Aksi massa di Lampung mengungkap dinamika kekuasaan dan kontrol informasi. Kompleksitas peristiwa yang melibatkan disabilitas intelektual, inkonsistensi kampus, dan kerja media yang cenderung memprioritaskan narasi penguasa mengaburkan substansi tuntutan rakyat. Fokus utama dari gelombang protes pun menyisakan tanya: mengatur ulang sistem.
1 September 2025. Bandar Lampung berubah menjadi kota yang penuh antisipasi. Arus lalu lintas di jalan-jalan protokol dialihkan, toko-toko menutup diri, menandakan bahwa aksi besar akan berlangsung.
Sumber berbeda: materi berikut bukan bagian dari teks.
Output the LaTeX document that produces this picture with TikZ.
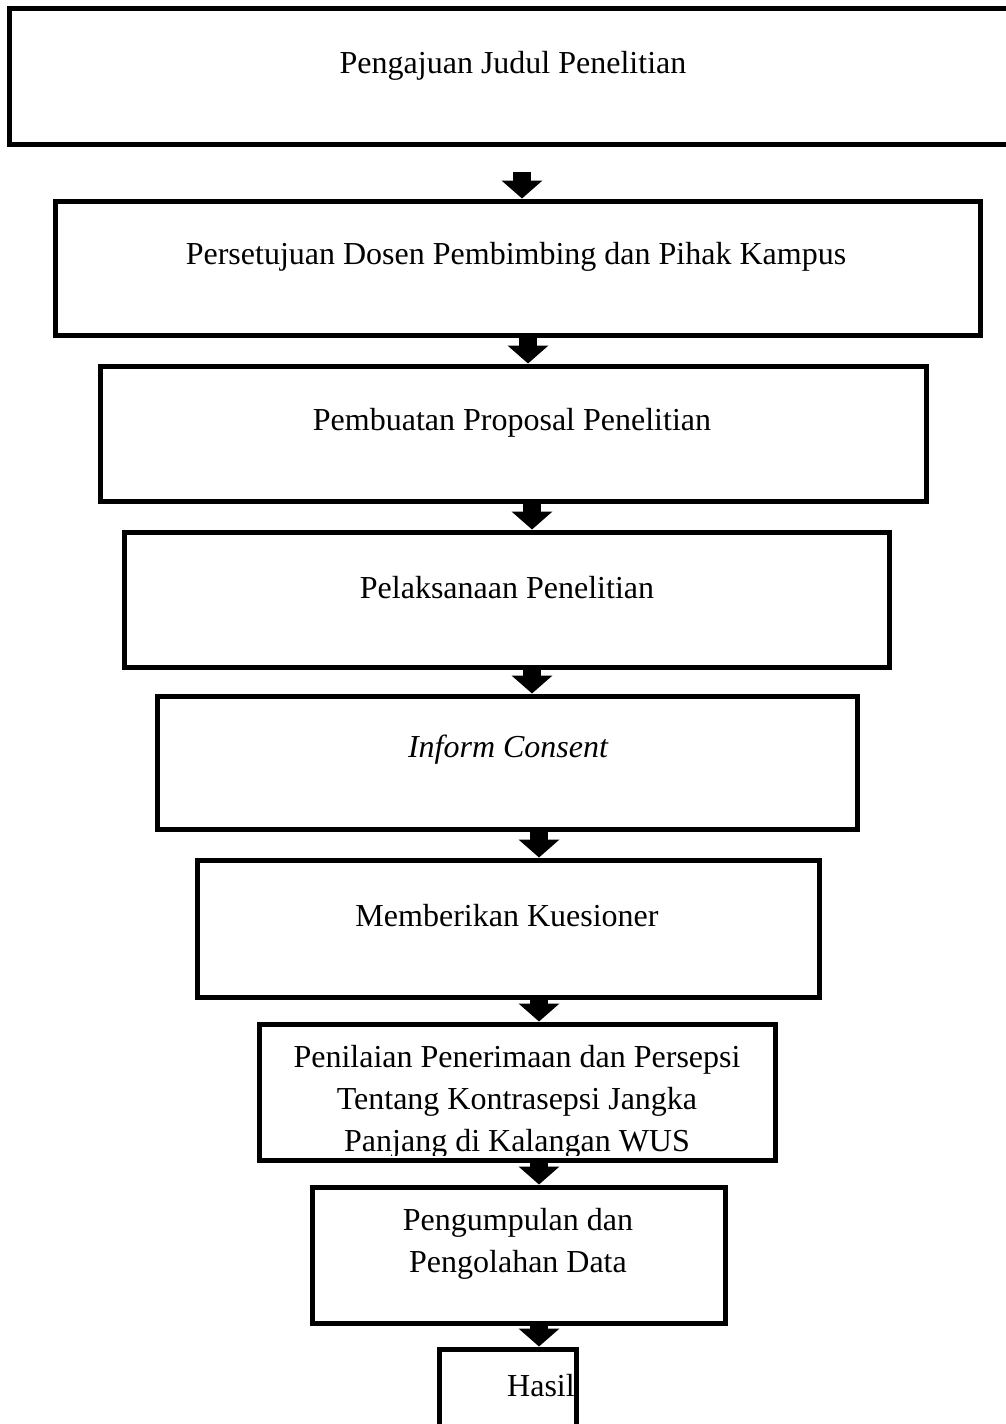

Ribuan orang dari berbagai elemen masyarakat sipil berkumpul untuk menuntut perubahan. Mereka bergerak dengan tertib, menggunakan kendaraan bermotor dari depan museum Lampung menuju gedung Dewan Perwakilan Rakyat Daerah (DPRD) Lampung.
Namun, di tengah perjalanan, sebuah insiden terjadi. Tujuh remaja muncul dari depan kompleks pertokoan Ramayana, berlari menuju barisan demonstran. Salah satu dari mereka mengenakan kupluk sebo, topeng yang biasa digunakan pencuri dalam serial film kejahatan.
Satuan pengamanan setempat mencoba membubarkan mereka, namun tidak dihiraukan. Kawanan tersebut justru berlari ke arah massa aksi. Dalam kekacauan yang terjadi, tiga orang dari kelompok remaja itu tertangkap, termasuk si pemakai topeng. Salah satu yang turut meringkus adalah anggota Tentara Nasional Indonesia (TNI).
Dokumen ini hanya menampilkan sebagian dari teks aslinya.